Breaking the news to my boss was tough. He didn’t take it very well – who would, really, it’s a big hassle. But while he offered to change my office, hours and duties, he didn’t offer any of the things I’d tried to negotiate earlier (more vacation, more money, telecommuting/flex-time) so I think he did realize it wasn’t going to work out anyway.
The hardest thing for me was giving up something I’d worked so hard to get. A job! Of my very own! Complete with paycheque and the feeling that someone wants me!
While I’m pretty comfortable as a risk-taker, I’d not taken a personal one quite that big in a while. Would the grass be greener? Would I rather let go of the bird in the hand? I was absolutely terrified at first.

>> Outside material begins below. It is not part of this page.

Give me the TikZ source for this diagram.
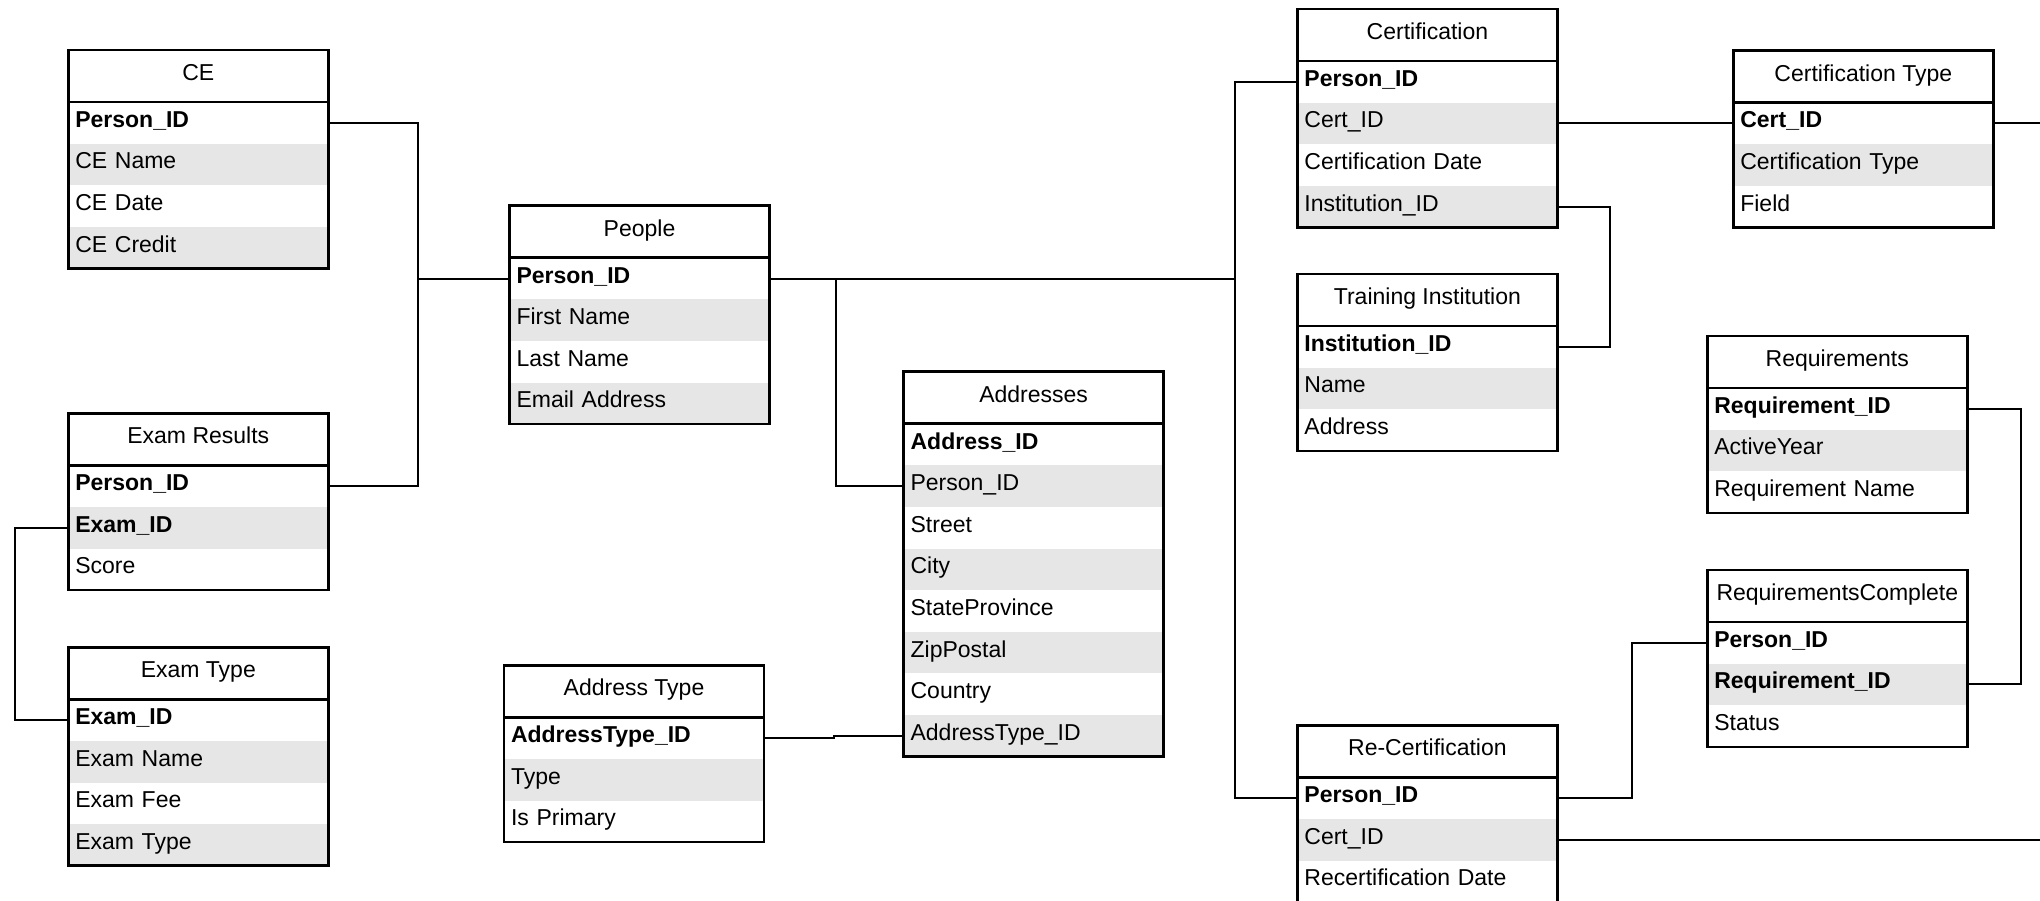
\documentclass[tikz,border=0pt]{standalone}
\usepackage{fontspec}
\setmainfont{Liberation Sans}
\definecolor{rowgray}{HTML}{E6E6E6}
\newcommand\erfont{\fontsize{23}{27}\selectfont}
\newcommand\ertbl[4]{\node[hdr] (#1-0) at (#2,#3) {#4};}
\newcommand\errow[4]{\node[#3] (#1) at (#2.south west) {#4};}
\newcommand\erbox[2]{\draw[border] (#1-0.north west) rectangle (#1-#2.south east);
  \draw[border] (#1-0.south west) -- (#1-0.south east);}
\begin{document}
\begin{tikzpicture}[x=1pt,y=-1pt,
  cell/.style={anchor=north west, minimum height=41.6pt, text width=246pt, inner xsep=7pt, inner ysep=0pt,
    align=left, text height=16.5pt, text depth=7.5pt, outer sep=0pt, font=\erfont},
  wr/.style={cell},
  gr/.style={cell, fill=rowgray},
  hdr/.style={anchor=north west, minimum width=260pt, minimum height=52pt, inner sep=0pt,
    text height=16.5pt, text depth=7.5pt, outer sep=0pt, font=\erfont},
  border/.style={draw=black, line width=2.6pt},
  link/.style={draw=black, line width=2pt}]
\useasboundingbox (0,0) rectangle (2040,900);
\clip (0,0) rectangle (2040,900);
\fill[white] (0,0) rectangle (2040,900);

% CE
\ertbl{ce}{68.3}{50}{CE}
\errow{ce-1}{ce-0}{wr}{\textbf{Person\_ID}}
\errow{ce-2}{ce-1}{gr}{CE Name}
\errow{ce-3}{ce-2}{wr}{CE Date}
\errow{ce-4}{ce-3}{gr}{CE Credit}
\erbox{ce}{4}

% People
\ertbl{p}{509.5}{205.7}{People}
\errow{p-1}{p-0}{wr}{\textbf{Person\_ID}}
\errow{p-2}{p-1}{gr}{First Name}
\errow{p-3}{p-2}{wr}{Last Name}
\errow{p-4}{p-3}{gr}{Email Address}
\erbox{p}{4}

% Exam Results
\ertbl{er}{68.3}{413.3}{Exam Results}
\errow{er-1}{er-0}{wr}{\textbf{Person\_ID}}
\errow{er-2}{er-1}{gr}{\textbf{Exam\_ID}}
\errow{er-3}{er-2}{wr}{Score}
\erbox{er}{3}

% Exam Type
\ertbl{et}{68.3}{647.3}{Exam Type}
\errow{et-1}{et-0}{wr}{\textbf{Exam\_ID}}
\errow{et-2}{et-1}{gr}{Exam Name}
\errow{et-3}{et-2}{wr}{Exam Fee}
\errow{et-4}{et-3}{gr}{Exam Type}
\erbox{et}{4}

% Address Type
\ertbl{at}{504}{665.3}{Address Type}
\errow{at-1}{at-0}{wr}{\textbf{AddressType\_ID}}
\errow{at-2}{at-1}{gr}{Type}
\errow{at-3}{at-2}{wr}{Is Primary}
\erbox{at}{3}

% Addresses
\ertbl{ad}{903.6}{371.7}{Addresses}
\errow{ad-1}{ad-0}{wr}{\textbf{Address\_ID}}
\errow{ad-2}{ad-1}{gr}{Person\_ID}
\errow{ad-3}{ad-2}{wr}{Street}
\errow{ad-4}{ad-3}{gr}{City}
\errow{ad-5}{ad-4}{wr}{StateProvince}
\errow{ad-6}{ad-5}{gr}{ZipPostal}
\errow{ad-7}{ad-6}{wr}{Country}
\errow{ad-8}{ad-7}{gr}{AddressType\_ID}
\erbox{ad}{8}

% Certification
\ertbl{cert}{1297.4}{9}{Certification}
\errow{cert-1}{cert-0}{wr}{\textbf{Person\_ID}}
\errow{cert-2}{cert-1}{gr}{Cert\_ID}
\errow{cert-3}{cert-2}{wr}{Certification Date}
\errow{cert-4}{cert-3}{gr}{Institution\_ID}
\erbox{cert}{4}

% Training Institution
\ertbl{ti}{1297.4}{274}{Training Institution}
\errow{ti-1}{ti-0}{wr}{\textbf{Institution\_ID}}
\errow{ti-2}{ti-1}{gr}{Name}
\errow{ti-3}{ti-2}{wr}{Address}
\erbox{ti}{3}

% Re-Certification
\ertbl{rc}{1297.4}{725.3}{Re-Certification}
\errow{rc-1}{rc-0}{wr}{\textbf{Person\_ID}}
\errow{rc-2}{rc-1}{gr}{Cert\_ID}
\errow{rc-3}{rc-2}{wr}{Recertification Date}
\erbox{rc}{3}

% Certification Type
\ertbl{ct}{1733.3}{50.6}{Certification Type}
\errow{ct-1}{ct-0}{wr}{\textbf{Cert\_ID}}
\errow{ct-2}{ct-1}{gr}{Certification Type}
\errow{ct-3}{ct-2}{wr}{Field}
\erbox{ct}{3}

% Requirements
\ertbl{req}{1707.3}{336}{Requirements}
\errow{req-1}{req-0}{wr}{\textbf{Requirement\_ID}}
\errow{req-2}{req-1}{gr}{ActiveYear}
\errow{req-3}{req-2}{wr}{Requirement Name}
\erbox{req}{3}

% RequirementsComplete
\ertbl{rcomp}{1707.3}{570}{RequirementsComplete}
\errow{rcomp-1}{rcomp-0}{wr}{\textbf{Person\_ID}}
\errow{rcomp-2}{rcomp-1}{gr}{\textbf{Requirement\_ID}}
\errow{rcomp-3}{rcomp-2}{wr}{Status}
\erbox{rcomp}{3}

% connectors
\coordinate (c1) at (418.4,0);
\coordinate (c2) at (836.2,0);
\coordinate (c3) at (1235.2,0);
\coordinate (c4) at (15.2,0);
\coordinate (c5) at (833.6,0);
\coordinate (c6) at (1610,0);
\coordinate (c7) at (1631.7,0);
\coordinate (c8) at (2020.7,0);
\coordinate (edge) at (2060,0);

\draw[link] (ce-1.east) -| (c1 |- er-1.east) -- (er-1.east);
\draw[link] (p-1.west) -- (p-1.west -| c1);
\draw[link] (p-1.east) -- (p-1.east -| c3);
\draw[link] (p-1.east -| c2) |- (ad-2.west);
\draw[link] (cert-1.west) -| (c3 |- rc-1.west) -- (rc-1.west);
\draw[link] (er-2.west) -| (c4 |- et-1.west) -- (et-1.west);
\draw[link] (at-1.east) -| (c5 |- ad-8.west) -- (ad-8.west);
\draw[link] (cert-2.east) -- (ct-1.west);
\draw[link] (ct-1.east) -- (ct-1.east -| edge);
\draw[link] (cert-4.east) -| (c6 |- ti-1.east) -- (ti-1.east);
\draw[link] (rc-1.east) -| (c7 |- rcomp-1.west) -- (rcomp-1.west);
\draw[link] (rc-2.east) -- (rc-2.east -| edge);
\draw[link] (req-1.east) -| (c8 |- rcomp-2.east) -- (rcomp-2.east);
\end{tikzpicture}
\end{document}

But after speaking to a number of friends and associates (it amazes me the amount of people who’ve been on both sides of this issue before) I started feeling more at peace with the whole thing. And now that I’ve interviewed at a couple other places, it’s become absolutely, perfectly clear. There are just far, far better fits out there for me, where I’m pretty sure I’ll find the trifecta of awesome.
In the meantime I’ve got some promising leads lined up and am grateful for the opportunity to spend at least a few more days soaking up the sun and feeding ice-cream to the dog.